Today I went to the farmer’s market in Silver Spring and bought a miniature quiche from Praline (yum) and vowed that eventually I will make one myself. Later. I’ve even chosen the recipe, thanks to my lovely neighbor, Claire, who has loaned me the original Julia Child cookbook, Mastering the Art of French Cooking. Claire has had it since her college days. It is food-splattered and wobbly on its spine, so she is especially generous to loan it out. I picked it up after I saw the movie Julie and Julia -- the libraries and book stores are clean out of copies. I’m giving it a sort of trial run – if I like it, I might splurge and order a copy of my own. Actually, I’d be sharing it with Clara, who was so inspired after the movie she was ready to go to the store for ingredients at 8 p.m. I took her to Mon Ami Gabi instead. We’ll cook with Julia next week.

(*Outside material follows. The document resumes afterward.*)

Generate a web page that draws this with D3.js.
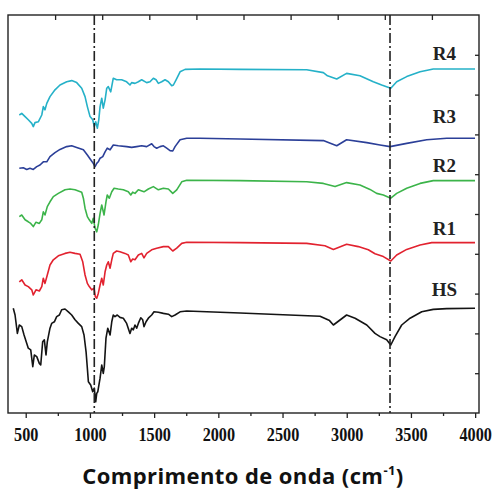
<!DOCTYPE html>
<html>
<head>
<meta charset="utf-8">
<script src="https://cdn.jsdelivr.net/npm/d3@7"></script>
<style>
  body { margin: 0; background: #fff; }
</style>
</head>
<body>
<div id="viz"></div>
<script>
const margin = { top: 15, right: 14, bottom: 76, left: 8 };
const width = 493;
const height = 489;

// FTIR spectra: [wavenumber (cm-1), transmittance (a.u., offset)]
const hsData = [[403,26.2],[417,24.5],[435,19.9],[450,22],[469,21.6],[487,19.5],[520,16.2],[539,15.8],[555,11.6],[567,14.5],[586,14.1],[606,12.4],[617,12],[632,17.8],[645,18.3],[658,14.5],[668,17.8],[689,21.2],[702,22.4],[723,22.8],[741,24.1],[762,24.5],[780,25.8],[806,26],[832,25.3],[858,24.5],[884,23.3],[910,22.4],[936,21.6],[954,19.5],[970,15.3],[980,11.2],[988,7.8],[1006,7],[1022,5.3],[1034,6.2],[1045,2.8],[1053,4.9],[1061,5.3],[1079,8.7],[1092,12],[1104,9.9],[1112,11.6],[1125,18.7],[1139,21.2],[1157,19.5],[1170,22.8],[1182,24.5],[1195,24.1],[1213,24.5],[1234,23.9],[1260,23.7],[1286,22.4],[1312,19.9],[1325,21.2],[1338,20.8],[1351,22],[1364,21.2],[1377,22.4],[1396,23.8],[1411,23.3],[1421,21.6],[1437,22.8],[1455,23.7],[1481,24.5],[1499,25.3],[1533,25.2],[1572,24.9],[1611,24.7],[1637,24.1],[1663,24.5],[1702,25.3],[1754,25.5],[2169,25],[2792,24.2],[2866,23.1],[2896,22],[2999,24.5],[3065,23.7],[3156,22],[3220,19.9],[3259,19.1],[3311,18.3],[3343,17],[3376,19.1],[3428,22],[3493,23.7],[3584,25.3],[3674,25.9],[3779,26.1],[3999,26.2]];

const r1Data = [[450,32.8],[469,33.3],[495,32],[520,31.6],[547,30.8],[559,29.5],[580,30.8],[606,30.5],[625,31.6],[637,33.7],[650,32.4],[668,34.5],[689,37],[715,38.3],[754,39.3],[806,39.9],[845,40.2],[884,39.9],[923,39.7],[944,37.8],[962,34.5],[980,32.4],[995,31.6],[1014,30.8],[1032,31.2],[1042,29.1],[1053,28.7],[1065,29.9],[1079,32],[1092,33.7],[1104,32],[1118,35.3],[1131,37],[1143,37.8],[1157,36.2],[1170,38.3],[1182,39.9],[1208,40.5],[1234,40.3],[1273,39.9],[1299,39.5],[1318,37.8],[1333,38.5],[1351,38.3],[1377,39.5],[1403,39.9],[1421,38.8],[1442,39.9],[1481,40.8],[1520,41.2],[1572,41.6],[1611,41.6],[1645,40.5],[1676,41.2],[1715,42.4],[1754,42.7],[2169,42.6],[2688,42.4],[2830,41.8],[2896,40.9],[2999,42.2],[3090,41.6],[3168,40.8],[3220,39.8],[3285,39.1],[3343,38],[3389,39.5],[3467,40.9],[3571,42],[3662,42.6],[3999,42.6]];

const r2Data = [[450,49.1],[469,49.5],[495,48.3],[520,47.8],[539,47.4],[559,46.6],[580,47.7],[606,47.4],[625,48.3],[637,50.3],[650,49.5],[668,51.6],[689,52.8],[715,54.1],[754,54.9],[806,55.8],[845,56],[884,55.8],[936,55.2],[949,53.7],[962,51.2],[980,49.1],[995,48.3],[1014,47.4],[1026,48.7],[1040,46.2],[1053,45.3],[1065,47],[1079,49.9],[1092,52],[1110,49.5],[1125,52.8],[1135,54.5],[1151,53.7],[1170,55.3],[1188,56.2],[1221,56],[1260,55.8],[1299,55.3],[1318,54.5],[1333,55.2],[1351,54.9],[1377,55.8],[1421,55.3],[1455,56],[1494,56.6],[1533,55.8],[1572,56.2],[1611,56],[1645,54.9],[1676,55.8],[1715,57.8],[1754,58.2],[2169,58.1],[2688,57.8],[2818,57.4],[2909,56.6],[2999,57.6],[3103,57],[3181,55.9],[3233,54.9],[3285,54.5],[3343,53.7],[3389,54.9],[3467,56.2],[3571,57.4],[3674,58.1],[3999,58.1]];

const r3Data = [[450,61.2],[481,61.3],[508,60.9],[533,61.2],[559,60.9],[586,61.6],[611,62],[637,62.8],[664,62.8],[689,64.1],[728,65.1],[767,65.9],[819,66.6],[858,66.8],[897,66.4],[949,65.8],[980,64.5],[1006,63.3],[1026,62.4],[1040,61.6],[1053,62.4],[1065,62.8],[1079,63.7],[1100,64.1],[1118,65.3],[1135,66.2],[1157,65.8],[1182,67],[1221,66.8],[1286,66.6],[1325,66.4],[1364,66.6],[1403,66.8],[1442,66.6],[1481,67.3],[1499,66.6],[1520,66.2],[1546,66.6],[1572,66.8],[1598,66.2],[1624,65.6],[1645,65.5],[1663,66.6],[1702,68.3],[1754,68.7],[1857,68.7],[2169,68.5],[2818,68.1],[2857,67.6],[2922,66.8],[2999,68.3],[3156,67.6],[3259,67],[3337,66.6],[3467,67.4],[3623,68.3],[3779,68.7],[3999,68.7]];

const r4Data = [[450,74.5],[469,74.9],[495,74.1],[520,73.3],[547,72.4],[559,71.6],[572,72.6],[598,72.8],[625,74.5],[637,76.6],[650,75.8],[664,77.4],[689,79.1],[728,80.8],[767,82],[819,82.8],[858,83.1],[897,82.6],[936,81.2],[962,79.1],[980,76.6],[1001,74.1],[1022,73.3],[1034,71.6],[1045,72.8],[1058,71.2],[1069,73.3],[1079,76.6],[1092,78.7],[1104,76.2],[1118,78.3],[1131,81.2],[1143,81.6],[1162,80.3],[1182,83.7],[1208,83.3],[1247,83.3],[1286,82.8],[1312,82],[1325,82.6],[1351,82.4],[1377,82.8],[1403,83.3],[1442,82.6],[1468,82.8],[1494,83.7],[1515,83.3],[1533,82.4],[1559,82.8],[1585,83.3],[1611,82.8],[1637,81.8],[1650,82],[1671,83.3],[1702,85.3],[1741,85.9],[1857,86],[2169,85.9],[2688,85.8],[2818,85.1],[2850,84.3],[2922,83.5],[2999,84.9],[3103,84.3],[3207,82.8],[3272,82],[3343,81.2],[3389,82.8],[3467,84.1],[3571,85.3],[3674,86],[3999,86]];

const seriesNames = ['HS', 'R1', 'R2', 'R3', 'R4'];
const seriesColors = ['#141414', '#e2222f', '#3cb44a', '#2b3f98', '#25b1c8'];
const labelValues = [29.25, 44.5, 60.25, 72.5, 88.25];
const markerLines = [1034, 3337];
const xTicks = [500, 1000, 1500, 2000, 2500, 3000, 3500, 4000];
const xMinorTicks = [750, 1250, 1750, 2250, 2750, 3250, 3750];

const allSeries = [hsData, r1Data, r2Data, r3Data, r4Data];

const xScale = d3.scaleLinear()
    .domain([362, 4030])
    .range([margin.left, width - margin.right]);

const yScale = d3.scaleLinear()
    .domain([0, 99.5])
    .range([height - margin.bottom, margin.top]);

const svg = d3.select('#viz')
    .append('svg')
        .attr('width', width)
        .attr('height', height)
        .attr('viewBox', [0, 0, width, height]);

const plotBottom = height - margin.bottom;

// bottom axis, major + minor ticks
const xAxis = svg.append('g')
    .attr('transform', `translate(0, ${plotBottom})`)
    .call(d3.axisBottom(xScale).tickValues(xTicks).tickSize(5).tickPadding(10).tickFormat(d3.format('d')));
xAxis.select('.domain').remove();
xAxis.selectAll('line').attr('stroke', '#222').attr('stroke-width', 1.3);
xAxis.selectAll('text')
    .attr('font-family', '"Liberation Serif", serif')
    .attr('font-weight', 'bold')
    .attr('font-size', 18)
    .attr('fill', '#111')
    .attr('transform', 'scale(0.9,1)');

const xMinor = svg.append('g')
    .attr('transform', `translate(0, ${plotBottom})`)
    .call(d3.axisBottom(xScale).tickValues(xMinorTicks).tickSize(3).tickFormat(''));
xMinor.select('.domain').remove();
xMinor.selectAll('line').attr('stroke', '#222').attr('stroke-width', 1.3);

// top and right inner ticks (10 equal divisions)
const topScale = d3.scaleLinear().domain([0, 10]).range([margin.left, width - margin.right]);
const topAxis = svg.append('g')
    .attr('transform', `translate(0, ${margin.top})`)
    .call(d3.axisTop(topScale).tickValues(d3.range(1, 10)).tickSize(-5).tickFormat(''));
topAxis.select('.domain').remove();
topAxis.selectAll('line').attr('stroke', '#222').attr('stroke-width', 1.3);

const rightScale = d3.scaleLinear().domain([0, 10]).range([plotBottom, margin.top]);
const rightAxis = svg.append('g')
    .attr('transform', `translate(${width - margin.right}, 0)`)
    .call(d3.axisRight(rightScale).tickValues(d3.range(1, 10)).tickSize(-4).tickFormat(''));
rightAxis.select('.domain').remove();
rightAxis.selectAll('line').attr('stroke', '#222').attr('stroke-width', 1.3);

// frame
svg.append('rect')
    .attr('x', margin.left)
    .attr('y', margin.top)
    .attr('width', width - margin.left - margin.right)
    .attr('height', plotBottom - margin.top)
    .attr('fill', 'none')
    .attr('stroke', '#222')
    .attr('stroke-width', 1.4);

// spectra
const line = d3.line()
    .x(d => xScale(d[0]))
    .y(d => yScale(d[1]));

svg.selectAll('path.spectrum')
    .data(allSeries)
    .join('path')
        .attr('class', 'spectrum')
        .attr('d', line)
        .attr('fill', 'none')
        .attr('stroke', (d, i) => seriesColors[i])
        .attr('stroke-width', 1.6)
        .attr('stroke-linejoin', 'round');

// dash-dot marker lines
svg.selectAll('line.marker')
    .data(markerLines)
    .join('line')
        .attr('class', 'marker')
        .attr('x1', d => xScale(d))
        .attr('x2', d => xScale(d))
        .attr('y1', margin.top)
        .attr('y2', plotBottom)
        .attr('stroke', '#222')
        .attr('stroke-width', 1.6)
        .attr('stroke-dasharray', '10,3,2,3');

// series labels
svg.selectAll('text.label')
    .data(seriesNames)
    .join('text')
        .attr('class', 'label')
        .attr('x', xScale(3760))
        .attr('y', (d, i) => yScale(labelValues[i]))
        .attr('text-anchor', 'middle')
        .attr('font-family', '"Liberation Serif", serif')
        .attr('font-weight', 'bold')
        .attr('font-size', 19)
        .attr('fill', '#222')
        .text(d => d);

// axis title
const title = svg.append('text')
    .attr('x', 243)
    .attr('y', 484)
    .attr('text-anchor', 'middle')
    .attr('font-family', '"Open Sans", sans-serif')
    .attr('font-weight', 'bold')
    .attr('font-size', 22)
    .attr('letter-spacing', 0.4)
    .attr('fill', '#111')
    .text('Comprimento de onda (cm');
title.append('tspan')
    .attr('font-size', 13)
    .attr('dy', -9)
    .text('-1');
title.append('tspan')
    .attr('dy', 9)
    .text(')');
</script>
</body>
</html>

BTW, the Silver Spring market has gorgeous produce, and today it had tomato tastings hosted by Washington Gardener magazine. But it’s more expensive than our Takoma Park market, which is hands down the best one in the area.

A beginning

Why blog?

I have a lot to say.

Like how I love my kids (don’t believe teenagers are awful, who started that rumour anyway?) And how music can move me to tears (Don, are you listening?). How joyful dance can feel. How lovely it is to walk to the farmer’s market and chat with five people I know on the way, in a community where I know shopkeepers by name and can walk to just about everything I need.

And bad stuff, too: let’s talk about the toilet that requires four flushes to do the job, and the girl who got to hand her dad the tools but never learned how to fix things herself (that would be me). Then there are the yawningly empty nights when it’s just me and the dog and – well, and now a blog.

But this will not be a me-fest.

Or at least not entirely. Mostly I hope you will see some little piece of yourself here, that something will resonate and make you say, yes, what she said.

That is what I would like to do best.